They interested me exceedingly. For works on Painting,
Sculpture, Architecture, I had not the least regard. They seemed to
have no tendency to help me in the work in which I was engaged, and I
had no desire to talk respectable nonsense on such subjects. I was fond
of Ecclesiastical and Civil History, and read most greedily such works
as threw light on the progress of society in learning, science, and
useful arts; in freedom, morals, religion and government. I read many of
the works of the ancient Greeks and Romans, and the history of the
wonderful periods in which they flourished. I was especially fond of
Cicero, Seneca, and Epictetus.
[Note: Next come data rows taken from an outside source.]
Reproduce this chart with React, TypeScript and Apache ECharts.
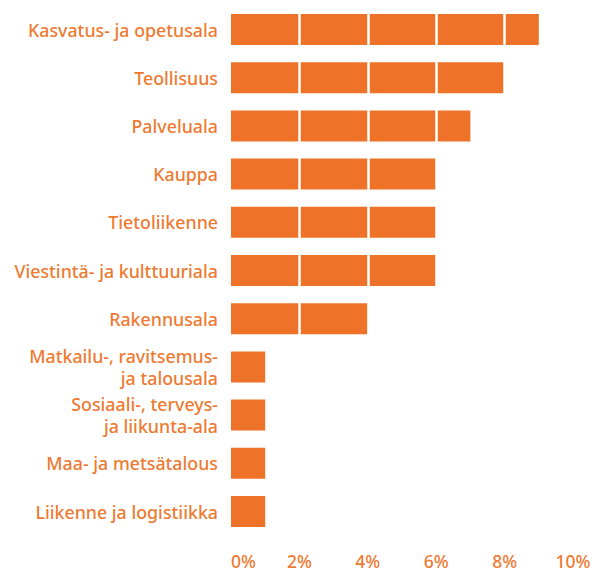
import React, { useEffect, useRef } from "react";
import * as echarts from "echarts";

const categories = [
  "Kasvatus- ja opetusala",
  "Teollisuus",
  "Palveluala",
  "Kauppa",
  "Tietoliikenne",
  "Viestintä- ja kulttuuriala",
  "Rakennusala",
  "Matkailu-, ravitsemus-\nja talousala",
  "Sosiaali-, terveys-\nja liikunta-ala",
  "Maa- ja metsätalous",
  "Liikenne ja logistiikka",
];
const values = [9, 8, 7, 6, 6, 6, 4, 1, 1, 1, 1];

const ORANGE = "#EE7328";
const TEXT = "#EE7A32";

export default function App() {
  const ref = useRef<HTMLDivElement>(null);
  useEffect(() => {
    if (!ref.current) return;
    const chart = echarts.init(ref.current, null, { renderer: "svg" });
    chart.setOption({
      animation: false,
      backgroundColor: "#ffffff",
      grid: { left: 231, right: 32, top: 5.4, bottom: 37.4, containLabel: false },
      xAxis: {
        type: "value",
        min: 0,
        max: 10,
        interval: 2,
        z: 5,
        axisLine: { show: false },
        axisTick: { show: false },
        axisLabel: {
          formatter: "{value}%",
          color: TEXT,
          fontFamily: "Noto Sans",
          fontSize: 17.5,
          fontWeight: 500,
          margin: 16,
          alignMinLabel: "left",
        },
        splitLine: {
          show: true,
          showMinLine: false,
          showMaxLine: false,
          lineStyle: { color: "#ffffff", width: 2.5 },
        },
      },
      yAxis: {
        type: "category",
        data: categories,
        inverse: true,
        axisLine: { show: false },
        axisTick: { show: false },
        splitLine: { show: false },
        axisLabel: {
          color: TEXT,
          fontFamily: "Noto Sans",
          fontSize: 17.8,
          fontWeight: 500,
          margin: 13,
          lineHeight: 22,
          align: "right",
        },
      },
      series: [
        {
          type: "bar",
          data: values,
          barWidth: 31,
          itemStyle: { color: ORANGE },
          z: 2,
        },
      ],
    });
    return () => chart.dispose();
  }, []);
  return <div ref={ref} style={{ width: 605, height: 573, position: "absolute", left: 0, top: 0 }} />;
}
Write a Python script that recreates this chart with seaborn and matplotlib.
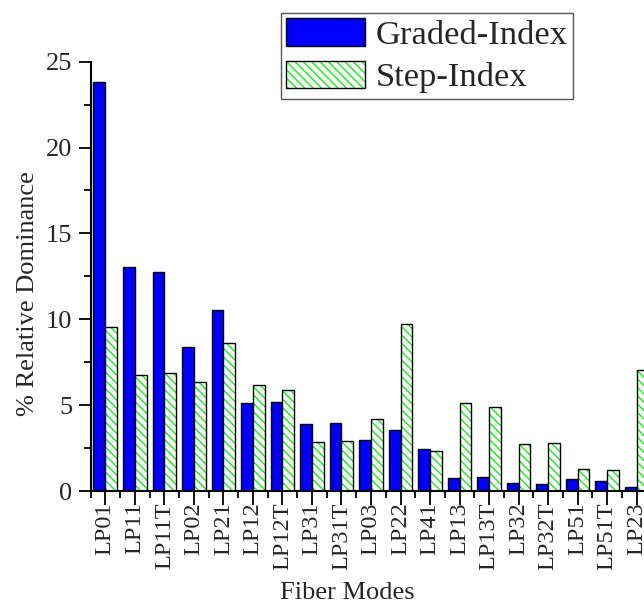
import numpy as np
import pandas as pd
import matplotlib
matplotlib.use("Agg")
import matplotlib.pyplot as plt
from matplotlib.patches import Patch
from matplotlib.ticker import MultipleLocator
from matplotlib.colors import to_rgba
import seaborn as sns

modes = ["LP01", "LP11", "LP11T", "LP02", "LP21", "LP12", "LP12T", "LP31", "LP31T",
         "LP03", "LP22", "LP41", "LP13", "LP13T", "LP32", "LP32T", "LP51", "LP51T", "LP23"]
graded = [23.8, 13.04, 12.75, 8.37, 10.56, 5.13, 5.21, 3.9, 3.97,
          2.97, 3.57, 2.42, 0.75, 0.82, 0.45, 0.41, 0.68, 0.58, 0.25]
step = [9.55, 6.78, 6.88, 6.32, 8.59, 6.2, 5.87, 2.87, 2.93,
        4.19, 9.71, 2.33, 5.14, 4.9, 2.75, 2.81, 1.3, 1.22, 7.03]
series = ["Graded-Index", "Step-Index"]

df = pd.DataFrame({
    "mode": modes * 2,
    "value": graded + step,
    "type": [series[0]] * len(modes) + [series[1]] * len(modes),
})

sns.set_style("ticks")
plt.rcParams["font.family"] = ["Liberation Serif", "DejaVu Serif"]
plt.rcParams["hatch.linewidth"] = 1.0

HATCH = "\\\\\\\\"

fig = plt.figure(figsize=(6.44, 6.09), dpi=100)
W, H = 644, 609
left_px, right_px, top_px, bottom_px = 90.5, 651.5, 61.7, 491.0
ax = fig.add_axes([left_px / W, 1 - bottom_px / H, (right_px - left_px) / W, (bottom_px - top_px) / H])

sns.barplot(data=df, x="mode", y="value", hue="type", order=modes, hue_order=series,
            palette=["#0000ff", "#ffffff"], width=0.8, dodge=True, saturation=1,
            edgecolor="black", linewidth=1.0, legend=False, ax=ax)

green = to_rgba("#00ff00")
for p in ax.containers[1]:
    p.set_facecolor("white")
    p.set_edgecolor("black")
    p.set_hatch(HATCH)
    p._hatch_color = green
for p in ax.containers[0]:
    p.set_facecolor("#0000ff")
    p.set_edgecolor("black")

ax.set_xlim(-0.5, 18.5)
ax.set_ylim(0, 25)
ax.yaxis.set_major_locator(MultipleLocator(5))
ax.yaxis.set_minor_locator(MultipleLocator(2.5))
ax.xaxis.set_minor_locator(MultipleLocator(1, offset=0.5))
ax.tick_params(axis="both", which="major", direction="out", width=1.3, color="black")
ax.tick_params(axis="y", which="major", length=9, labelsize=19, pad=4)
ax.tick_params(axis="x", which="major", length=10, labelsize=17.5, pad=-2, labelrotation=90)
ax.tick_params(axis="both", which="minor", direction="out", length=5, width=1.3, color="black")
for lab in ax.get_xticklabels():
    lab.set_verticalalignment("top")

for s in ["top", "right"]:
    ax.spines[s].set_visible(False)
for s in ["left", "bottom"]:
    ax.spines[s].set_linewidth(1.5)
    ax.spines[s].set_color("black")

ax.set_xlabel("Fiber Modes", fontsize=19)
ax.set_ylabel("% Relative Dominance", fontsize=19)
ax.xaxis.set_label_coords(0.458, -0.212)
ax.yaxis.set_label_coords(-0.092, 0.459)

h1 = Patch(facecolor="#0000ff", edgecolor="black", linewidth=1.0, label=series[0])
h2 = Patch(facecolor="white", edgecolor="black", linewidth=1.0, hatch=HATCH, label=series[1])
h2._hatch_color = green
leg = ax.legend(handles=[h1, h2], loc="upper left",
                bbox_to_anchor=(281 / W, 1 - 13 / H), bbox_transform=fig.transFigure,
                borderaxespad=0, fontsize=24.8, frameon=True, fancybox=False,
                framealpha=1, edgecolor="#555555", handlelength=2.3, handleheight=0.86,
                handletextpad=0.3, borderpad=0.15, labelspacing=0.28)
leg.get_frame().set_linewidth(1.0)

fig.savefig("out.png", dpi=100)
All subjects bearing on the great
interests of mankind, and all works revealing the workings of the human
mind and the laws of human nature, seemed to me to bear important
relations to religion and the Bible; and the writings of the great
philosophers, lawyers, and historians, appeared to be almost as much in
my line as Baxter's Christian Directory, or Wesley's Notes on the New
Testament.
Tales of wars and intrigues, and of royal and aristocratic vices and
follies I hated. Yet I was interested in accounts of religious
controversies, and read with eagerness, though with pain and horror, the
tragic and soul-harrowing stories of the deadly conflicts between
Christian piety and anti-Christian intolerance.